No matter which financing option you choose, securing fair and transparent pricing for your project is crucial. Always get multiple bids from reputable professionals. For guidance on selecting the right team, refer to our article on How To Find A Contractor. A well-vetted contractor can help you stay within budget and ensure the project is completed to industry standards. Be wary of any contractor pushing you toward their specific financing without allowing you to explore other options.

Ultimately, a successful renovation begins with meticulous planning, which includes a robust financial strategy. Explore your options, consult with financial advisors if needed, and always prioritize clear communication with your chosen lender and contractor.

Armed with this knowledge, you're better positioned to make an informed decision that supports your renovation dreams without compromising your financial well-being.

Frequently Asked Questions

What's the main difference between a HELOC and a home equity loan?

A HELOC is a revolving line of credit, similar to a credit card, allowing you to borrow, repay, and re-borrow funds up to a limit over time, often with variable interest rates. A home equity loan is a lump-sum loan with a fixed interest rate and a set repayment schedule from the start.

Can I use an FHA 203(k) loan for cosmetic renovations only?

An FHA 203(k) loan requires a minimum of $5,000 in eligible repairs, but it can cover cosmetic renovations like painting, new flooring, and kitchen/bathroom updates, provided they are part of a larger project that meets the loan's requirements for improving the home's safety, livability, or energy efficiency.
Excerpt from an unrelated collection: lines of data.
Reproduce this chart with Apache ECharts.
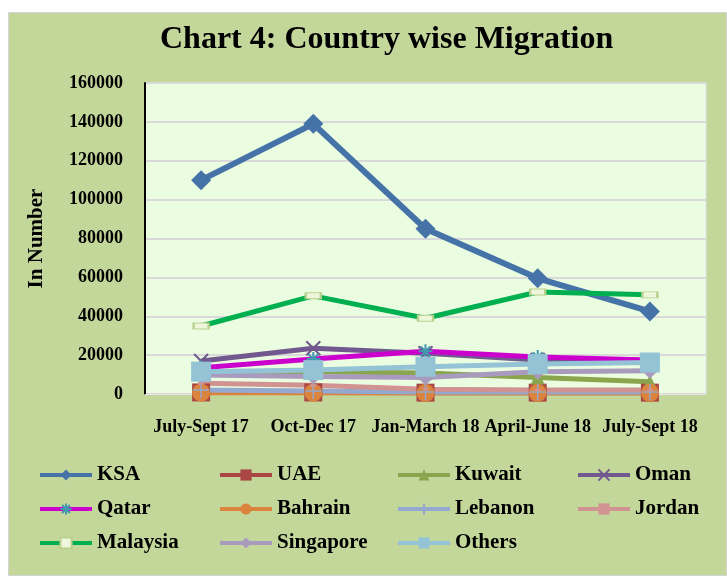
<!DOCTYPE html>
<html><head><meta charset="utf-8">
<script src="https://cdn.jsdelivr.net/npm/echarts@6/dist/echarts.min.js"></script>
<style>
html,body{margin:0;padding:0;background:#fff;}
#bg{position:absolute;left:8px;top:12px;width:717px;height:562px;background:#c4d79b;border:1px solid #d4d4d4;}
#c{position:absolute;left:0;top:0;width:727px;height:576px;}
</style></head>
<body>
<div id="bg"></div>
<div id="c"></div>
<script>
const categories = ['July-Sept 17','Oct-Dec 17','Jan-March 18','April-June 18','July-Sept 18'];
const KSA       = [110000, 139000, 85000, 59500, 42500];
const UAE       = [800, 800, 700, 700, 700];
const Kuwait    = [11500, 11500, 10800, 8500, 6300];
const Oman      = [17000, 23500, 21000, 17500, 17000];
const Qatar     = [13500, 18000, 22000, 19000, 17500];
const Bahrain   = [700, 700, 600, 600, 600];
const Lebanon   = [2000, 1500, 1000, 1000, 1000];
const Jordan    = [5500, 4500, 2500, 2000, 2000];
const Malaysia  = [35000, 50500, 39000, 52500, 51000];
const Singapore = [9800, 9000, 8500, 11500, 12000];
const Others    = [11500, 12300, 14000, 15400, 16200];
const yTicks = {min: 0, max: 160000, interval: 20000};

const F = 'Liberation Serif';
const chart = echarts.init(document.getElementById('c'), null, {renderer:'canvas'});

function s(name, data, color, symbol, size, extra) {
  const o = {
    name, type:'line', data, symbol, symbolSize:size, showAllSymbol:true,
    lineStyle:{color, width:5}, itemStyle:{color}, z:2, animation:false
  };
  return Object.assign(o, extra || {});
}
const X = 'path://M0,0L10,10M10,0L0,10';
const AST = 'path://M0,5L10,5M5,0L5,10M1.5,1.5L8.5,8.5M8.5,1.5L1.5,8.5';
const PLUS = 'path://M0,5L10,5M5,0L5,10';

const series = [
  s('KSA', KSA, '#4572a7', 'diamond', 20, {lineStyle:{color:'#4572a7', width:6}}),
  s('UAE', UAE, '#aa4643', 'rect', 18),
  s('Kuwait', Kuwait, '#89a54e', 'triangle', 14),
  s('Oman', Oman, '#71588f', X, 14, {itemStyle:{color:'transparent', borderColor:'#71588f', borderWidth:2}}),
  s('Qatar', Qatar, '#cc00cc', AST, 14, {itemStyle:{color:'transparent', borderColor:'#4198af', borderWidth:2}}),
  s('Bahrain', Bahrain, '#db843d', 'circle', 18),
  s('Lebanon', Lebanon, '#93a9cf', PLUS, 16, {itemStyle:{color:'transparent', borderColor:'#93a9cf', borderWidth:1.5}}),
  s('Jordan', Jordan, '#d19392', 'rect', [6,3]),
  s('Malaysia', Malaysia, '#00b050', 'rect', [15,6], {itemStyle:{color:'#eef7dc', borderColor:'#b9cf8c', borderWidth:1.5}}),
  s('Singapore', Singapore, '#a99bbd', 'diamond', 16),
  s('Others', Others, '#93c3d5', 'rect', 20)
];

const legendCols = [
  ['KSA','Qatar','Malaysia'],
  ['UAE','Bahrain','Singapore'],
  ['Kuwait','Lebanon','Others'],
  ['Oman','Jordan']
];
const legendLefts = [38, 218, 396, 576];
const legends = legendCols.map((d,i)=>({
  data:d, orient:'vertical', left:legendLefts[i], top:464, itemWidth:52, itemHeight:14, itemGap:12,
  selectedMode:false, padding:0, lineStyle:{width:4},
  textStyle:{fontFamily:F, fontWeight:'bold', fontSize:21, color:'#000', lineHeight:22}
}));

chart.setOption({
  animation:false,
  title:{text:'Chart 4: Country wise Migration', left:155, top:19,
    textStyle:{fontFamily:F, fontWeight:'bold', fontSize:32, color:'#000'}},
  legend: legends,
  grid:{left:145, right:21, top:83, bottom:182, show:true, backgroundColor:'#ebfde1', borderColor:'#dde6ee', borderWidth:1},
  xAxis:{type:'category', data:categories, boundaryGap:true,
    axisLine:{show:true, lineStyle:{color:'#e6e6e6', width:1}}, axisTick:{show:false},
    axisLabel:{fontFamily:F, fontWeight:'bold', fontSize:18, color:'#000', margin:24, interval:0}},
  yAxis:{type:'value', min:yTicks.min, max:yTicks.max, interval:yTicks.interval,
    name:'In Number', nameLocation:'middle', nameGap:98,
    nameTextStyle:{fontFamily:F, fontWeight:'bold', fontSize:21, color:'#000'},
    axisLine:{show:true, lineStyle:{color:'#000', width:2}}, axisTick:{show:false},
    splitLine:{lineStyle:{color:'#d9d9d9', width:2}},
    axisLabel:{fontFamily:F, fontWeight:'bold', fontSize:18, color:'#000', margin:22, formatter: v => String(v)}},
  series
});
</script>
</body></html>
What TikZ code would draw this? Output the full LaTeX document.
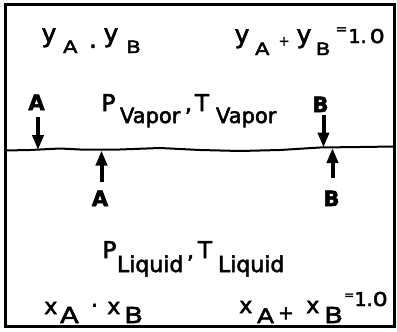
\documentclass[tikz,border=0pt]{standalone}
\usepackage{fontspec}
\setmainfont{DejaVu Sans}[FakeBold=2.5]
\newfontfamily\wcap{DejaVu Sans}[FakeStretch=1.25,FakeBold=2.5]
\usetikzlibrary{arrows.meta}
\newcommand\pc[4]{\makebox[#1][l]{\raisebox{#2}{\fontsize{#3}{#3}\selectfont #4}}}
\newcommand\pe[3]{\raisebox{#1}{\fontsize{#2}{#2}\selectfont #3}}
\tikzset{
  txt/.style={anchor=base west, inner sep=0pt, outer sep=0pt},
  lbl/.style={anchor=base, inner sep=0pt, outer sep=0pt, font=\fontsize{21}{21}\selectfont\bfseries},
  flux/.style={line width=4pt, -{Triangle[length=15pt,width=11pt]}},
  frame/.style={line width=3pt},
  iface/.style={line width=2pt, line join=round}
}
\begin{document}
\begin{tikzpicture}[x=1pt,y=-1pt]
\useasboundingbox (0,0) rectangle (397,332);
\draw[frame] (5.5,4.5) rectangle (394,326.5);
% interface
\draw[iface] plot coordinates {(5,150.5) (30,150) (60,148.5) (80,149.5) (120,149.5) (160,148) (200,150) (240,151) (280,150) (320,147.5) (360,147) (394,146.5)};
% vapour texts
\node[txt] (yprod) at (41.6,42) {\pc{21.4pt}{0pt}{25}{y}\pc{26pt}{-11pt}{17}{\wcap A}\pc{14.6pt}{-13pt}{25}{·}\pc{22.7pt}{0pt}{25}{y}\pe{-11pt}{17}{\wcap B}};
\node[txt] (ysum) at (234.6,43) {\pc{20.4pt}{0pt}{25}{y}\pc{23.6pt}{-12pt}{17}{\wcap A}\pc{18pt}{-2.5pt}{13}{+}\pc{19.2pt}{0pt}{25}{y}\pc{19.8pt}{-12pt}{17}{\wcap B}\pc{12.9pt}{9.3pt}{14}{=}\pc{12.2pt}{0pt}{19}{1}\pc{9pt}{0pt}{19}{.}\pe{0pt}{19}{\wcap 0}};
\node[txt] (pvap) at (101.5,111) {\pc{18.5pt}{0pt}{23}{P}\pc{65pt}{-12pt}{21}{Vapor}\pc{10pt}{0pt}{22}{,}\pc{21pt}{0pt}{23}{T}\pe{-12pt}{21}{Vapor}};
% liquid texts
\node[txt] (pliq) at (102.5,258) {\pc{14.5pt}{0pt}{23}{P}\pc{70pt}{-14pt}{22}{Liquid}\pc{11pt}{0pt}{22}{,}\pc{20pt}{0pt}{23}{T}\pe{-14pt}{22}{Liquid}};
\node[txt] (xprod) at (44.3,314) {\pc{15.7pt}{0pt}{22}{x}\pc{31pt}{-9pt}{22}{\wcap A}\pc{16.3pt}{1.2pt}{22}{·}\pc{16.9pt}{0pt}{22}{x}\pe{-9pt}{22}{\wcap B}};
\node[txt] (xsum) at (239.3,313) {\pc{17.7pt}{0pt}{22}{x}\pc{21pt}{-10pt}{20}{\wcap A}\pc{28.3pt}{-6.3pt}{19}{+}\pc{17.9pt}{0pt}{22}{x}\pc{20pt}{-10pt}{22}{\wcap B}\pc{10.3pt}{14pt}{12}{=}\pc{12.1pt}{7pt}{19}{1}\pc{6.1pt}{7pt}{19}{.}\pe{7pt}{19}{\wcap 0}};
% arrow labels
\node[lbl] (lAv) at (36.5,110) {A};
\node[lbl] (lBv) at (320.5,112) {B};
\node[lbl] (lAl) at (100,206) {A};
\node[lbl] (lBl) at (331.5,206) {B};
% arrow ends
\coordinate (aVs) at (38,117);  \coordinate (aVt) at (38,150);
\coordinate (bVs) at (323.5,115); \coordinate (bVt) at (323.5,147.5);
\coordinate (aLs) at (101.5,182); \coordinate (aLt) at (101.5,150.5);
\coordinate (bLs) at (332.5,178); \coordinate (bLt) at (332.5,148);
\draw[flux] (aVs) -- (aVt);
\draw[flux] (bVs) -- (bVt);
\draw[flux] (aLs) -- (aLt);
\draw[flux] (bLs) -- (bLt);
\end{tikzpicture}
\end{document}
How much home equity do I need to get a home equity loan or HELOC?

Lenders typically allow you to borrow against 80-85% of your home's equity, meaning the difference between your home's appraised value and your outstanding mortgage balance. For example, if your home is valued at $400,000 and you owe $200,000, you have $200,000 in equity. You might be able to borrow up to $160,000 to $170,000.

Are there tax benefits to home renovation financing?

Yes, interest paid on home equity loans and HELOCs can be tax-deductible if the funds are used to buy, build, or substantially improve the home that secures the loan. Consult a tax professional for personalized advice.